As used herein, the term “longitudinally” generally refers to the vertical direction, and may also refer to directions that are co-linear with or parallel to the centerlines 40 of the rotary dynamic system 40, drill pipe 28, or borehole 18. Angles that are defined relative to a longitudinal direction may include both negative and positive angles. For example, a 30-degree angle relative to the longitudinal direction may include both an angle that is rotated clockwise 30 degrees from the vertical direction (that is, a positive 30-degree angle) as well as an angle that is rotated counterclockwise 30 degrees from the vertical direction (that is, a negative 30-degree angle). The word “longitudinally” may be used interchangeably with the word “axially.”
As used herein, the term “downhole environment” may describe locations within a borehole and may describe environmental conditions typically experienced within boreholes during operation.
As used herein, “a” or “an” with reference to a claim feature means “one or more,” or “at least one.”
As used herein, the term “substantially” refers to the qualitative condition of exhibiting total or near-total extent or degree of a characteristic or property of interest.
EQUIVALENTS It is to be understood that while the disclosure has been described in conjunction with the detailed description thereof, the foregoing description is intended to illustrate and not limit the scope of the invention(s).

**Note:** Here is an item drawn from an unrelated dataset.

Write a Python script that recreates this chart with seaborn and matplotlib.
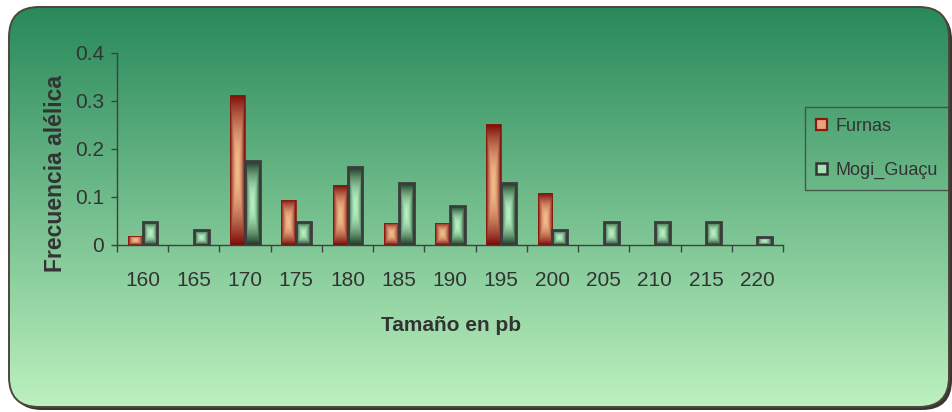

Other aspects, advantages, and modifications are within the scope of the claims.
This written description uses examples to disclose the invention, including the best mode, and also to enable any person skilled in the art to practice the present embodiments, including making and using any devices or systems and performing any incorporated methods. The patentable scope of the present embodiments is defined by the claims, and may include other examples that occur to those skilled in the art. Such other examples are intended to be within the scope of the claims if they include structural elements that do not differ from the literal language of the claims, or if they include equivalent structural elements with insubstantial differences from the literal languages of the claims.